Items from a data source:
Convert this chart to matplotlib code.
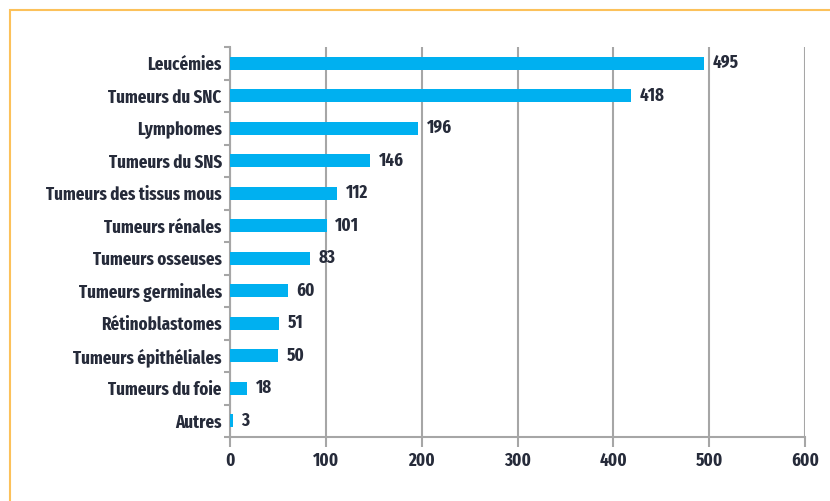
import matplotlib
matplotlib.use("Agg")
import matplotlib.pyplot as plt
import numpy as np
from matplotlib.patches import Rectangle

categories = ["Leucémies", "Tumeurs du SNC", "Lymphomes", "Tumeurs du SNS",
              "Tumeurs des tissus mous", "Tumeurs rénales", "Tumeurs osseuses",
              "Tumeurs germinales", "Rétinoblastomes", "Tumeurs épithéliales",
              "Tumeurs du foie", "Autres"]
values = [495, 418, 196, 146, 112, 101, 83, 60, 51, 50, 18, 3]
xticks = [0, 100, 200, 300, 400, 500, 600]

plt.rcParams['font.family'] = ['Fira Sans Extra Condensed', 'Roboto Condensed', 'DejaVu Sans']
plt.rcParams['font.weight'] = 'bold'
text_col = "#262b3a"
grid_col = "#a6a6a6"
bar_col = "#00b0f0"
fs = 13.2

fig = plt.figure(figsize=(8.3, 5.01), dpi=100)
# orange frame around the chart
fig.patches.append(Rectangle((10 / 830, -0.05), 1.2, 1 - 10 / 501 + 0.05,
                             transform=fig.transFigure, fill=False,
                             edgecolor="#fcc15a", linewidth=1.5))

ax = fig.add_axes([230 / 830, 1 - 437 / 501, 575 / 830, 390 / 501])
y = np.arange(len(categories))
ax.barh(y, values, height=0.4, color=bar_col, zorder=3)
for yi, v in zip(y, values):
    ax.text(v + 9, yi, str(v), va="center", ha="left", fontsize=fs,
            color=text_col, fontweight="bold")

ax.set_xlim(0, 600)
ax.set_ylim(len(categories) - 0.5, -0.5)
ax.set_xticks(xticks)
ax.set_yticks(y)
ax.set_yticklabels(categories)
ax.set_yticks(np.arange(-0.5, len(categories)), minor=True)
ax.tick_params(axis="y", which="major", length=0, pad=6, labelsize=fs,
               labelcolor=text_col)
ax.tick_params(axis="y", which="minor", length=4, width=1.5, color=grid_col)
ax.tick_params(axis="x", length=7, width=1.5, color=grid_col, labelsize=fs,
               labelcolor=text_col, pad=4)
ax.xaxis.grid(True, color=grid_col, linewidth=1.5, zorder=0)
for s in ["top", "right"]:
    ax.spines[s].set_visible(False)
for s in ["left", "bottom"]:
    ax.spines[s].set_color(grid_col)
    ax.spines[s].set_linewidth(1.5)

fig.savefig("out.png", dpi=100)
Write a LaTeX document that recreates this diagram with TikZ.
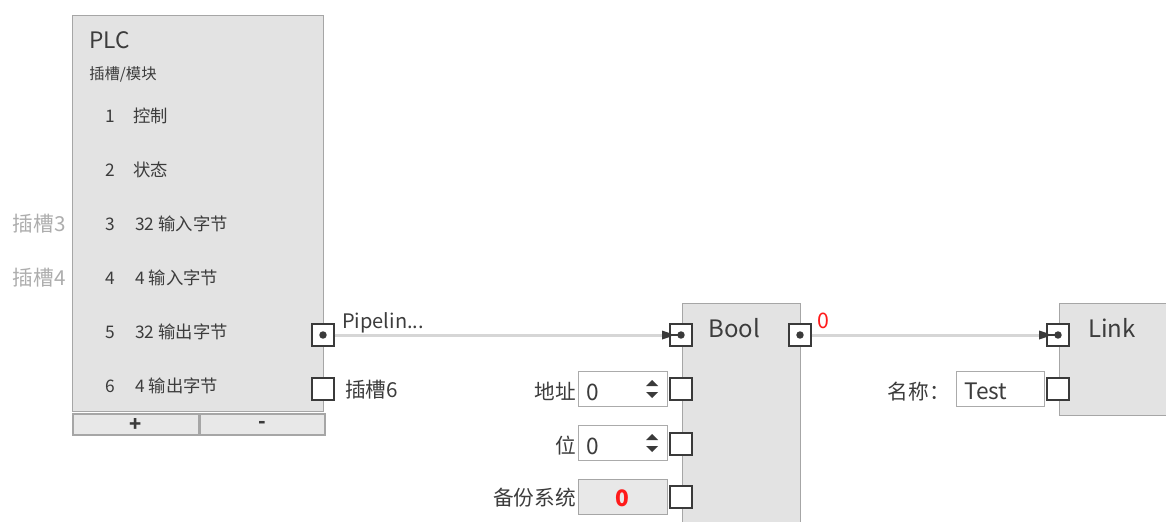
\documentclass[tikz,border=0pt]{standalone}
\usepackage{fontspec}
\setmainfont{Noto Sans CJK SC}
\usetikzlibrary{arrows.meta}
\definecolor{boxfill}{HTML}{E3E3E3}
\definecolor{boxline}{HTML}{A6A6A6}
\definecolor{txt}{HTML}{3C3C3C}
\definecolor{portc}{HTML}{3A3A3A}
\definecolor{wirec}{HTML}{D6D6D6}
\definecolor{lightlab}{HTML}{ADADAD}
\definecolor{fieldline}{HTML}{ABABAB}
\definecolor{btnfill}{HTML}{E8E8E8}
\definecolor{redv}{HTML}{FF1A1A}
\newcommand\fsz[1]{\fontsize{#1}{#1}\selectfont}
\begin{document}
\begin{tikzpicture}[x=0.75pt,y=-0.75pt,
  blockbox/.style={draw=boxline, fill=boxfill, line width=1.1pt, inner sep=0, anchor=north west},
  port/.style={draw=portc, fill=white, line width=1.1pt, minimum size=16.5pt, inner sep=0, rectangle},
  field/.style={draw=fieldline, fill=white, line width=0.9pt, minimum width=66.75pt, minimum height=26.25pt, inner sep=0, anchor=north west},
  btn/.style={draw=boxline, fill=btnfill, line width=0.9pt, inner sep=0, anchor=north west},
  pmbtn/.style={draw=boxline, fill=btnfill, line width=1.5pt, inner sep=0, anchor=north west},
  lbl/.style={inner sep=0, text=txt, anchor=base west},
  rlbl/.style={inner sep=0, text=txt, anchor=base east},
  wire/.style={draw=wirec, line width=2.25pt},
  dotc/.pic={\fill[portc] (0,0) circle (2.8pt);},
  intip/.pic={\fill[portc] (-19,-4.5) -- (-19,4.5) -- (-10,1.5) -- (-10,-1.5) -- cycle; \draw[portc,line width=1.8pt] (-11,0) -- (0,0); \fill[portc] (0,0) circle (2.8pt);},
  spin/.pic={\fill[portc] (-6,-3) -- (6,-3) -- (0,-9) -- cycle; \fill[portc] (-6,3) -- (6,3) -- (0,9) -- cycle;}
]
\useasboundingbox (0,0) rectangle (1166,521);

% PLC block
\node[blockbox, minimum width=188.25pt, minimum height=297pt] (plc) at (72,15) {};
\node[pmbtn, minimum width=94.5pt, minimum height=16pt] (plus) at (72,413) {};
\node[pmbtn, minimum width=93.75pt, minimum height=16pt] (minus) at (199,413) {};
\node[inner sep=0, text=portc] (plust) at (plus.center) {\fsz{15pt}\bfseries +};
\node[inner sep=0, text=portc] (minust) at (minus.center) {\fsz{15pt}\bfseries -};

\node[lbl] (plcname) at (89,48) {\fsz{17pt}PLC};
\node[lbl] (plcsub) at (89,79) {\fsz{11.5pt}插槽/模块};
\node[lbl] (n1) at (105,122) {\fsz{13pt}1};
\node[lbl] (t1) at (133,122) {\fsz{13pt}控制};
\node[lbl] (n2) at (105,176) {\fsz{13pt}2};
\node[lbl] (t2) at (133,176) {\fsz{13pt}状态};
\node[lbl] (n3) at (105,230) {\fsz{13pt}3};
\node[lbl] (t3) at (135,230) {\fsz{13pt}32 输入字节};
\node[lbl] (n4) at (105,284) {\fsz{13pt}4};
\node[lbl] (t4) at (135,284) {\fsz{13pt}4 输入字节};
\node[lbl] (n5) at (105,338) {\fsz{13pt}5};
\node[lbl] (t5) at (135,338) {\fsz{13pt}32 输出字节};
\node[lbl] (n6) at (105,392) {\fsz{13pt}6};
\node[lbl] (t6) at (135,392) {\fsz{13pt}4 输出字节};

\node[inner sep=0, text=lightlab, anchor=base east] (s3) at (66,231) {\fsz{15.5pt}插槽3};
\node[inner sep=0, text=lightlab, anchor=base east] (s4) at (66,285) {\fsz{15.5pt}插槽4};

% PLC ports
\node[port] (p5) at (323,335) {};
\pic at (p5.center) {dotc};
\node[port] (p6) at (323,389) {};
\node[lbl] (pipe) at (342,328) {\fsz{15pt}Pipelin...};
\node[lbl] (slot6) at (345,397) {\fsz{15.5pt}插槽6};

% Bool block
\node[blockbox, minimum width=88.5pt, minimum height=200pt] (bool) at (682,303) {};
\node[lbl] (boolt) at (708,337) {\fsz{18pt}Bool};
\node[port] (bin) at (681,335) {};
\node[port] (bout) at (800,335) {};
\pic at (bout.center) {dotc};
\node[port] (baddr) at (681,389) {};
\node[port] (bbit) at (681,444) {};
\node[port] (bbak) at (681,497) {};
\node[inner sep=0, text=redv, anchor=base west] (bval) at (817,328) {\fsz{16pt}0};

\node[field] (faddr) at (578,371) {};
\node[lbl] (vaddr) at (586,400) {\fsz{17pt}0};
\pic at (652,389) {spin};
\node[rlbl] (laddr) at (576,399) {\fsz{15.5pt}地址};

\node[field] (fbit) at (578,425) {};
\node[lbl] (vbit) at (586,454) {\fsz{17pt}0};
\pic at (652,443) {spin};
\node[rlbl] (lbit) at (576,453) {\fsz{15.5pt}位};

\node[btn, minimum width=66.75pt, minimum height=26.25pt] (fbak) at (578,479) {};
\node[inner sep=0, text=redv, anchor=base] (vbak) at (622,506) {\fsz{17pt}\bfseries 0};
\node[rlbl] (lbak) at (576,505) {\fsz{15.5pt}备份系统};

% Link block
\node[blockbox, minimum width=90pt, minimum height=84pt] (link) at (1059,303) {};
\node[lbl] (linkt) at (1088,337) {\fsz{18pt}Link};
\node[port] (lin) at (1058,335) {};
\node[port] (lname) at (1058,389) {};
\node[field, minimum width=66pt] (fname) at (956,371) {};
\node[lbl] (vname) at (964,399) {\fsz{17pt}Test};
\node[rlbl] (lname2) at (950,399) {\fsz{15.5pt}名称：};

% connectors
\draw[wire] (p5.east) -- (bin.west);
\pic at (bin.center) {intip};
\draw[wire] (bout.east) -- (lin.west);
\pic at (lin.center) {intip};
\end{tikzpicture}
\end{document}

## Written exercise
Skip the pictures and quote each line of the entries above, from the first through the line with "from matplotlib.patches import Rectangle", exactly as it appears.

## Exercise output
Convert this chart to matplotlib code.
import matplotlib
matplotlib.use("Agg")
import matplotlib.pyplot as plt
import numpy as np
from matplotlib.patches import Rectangle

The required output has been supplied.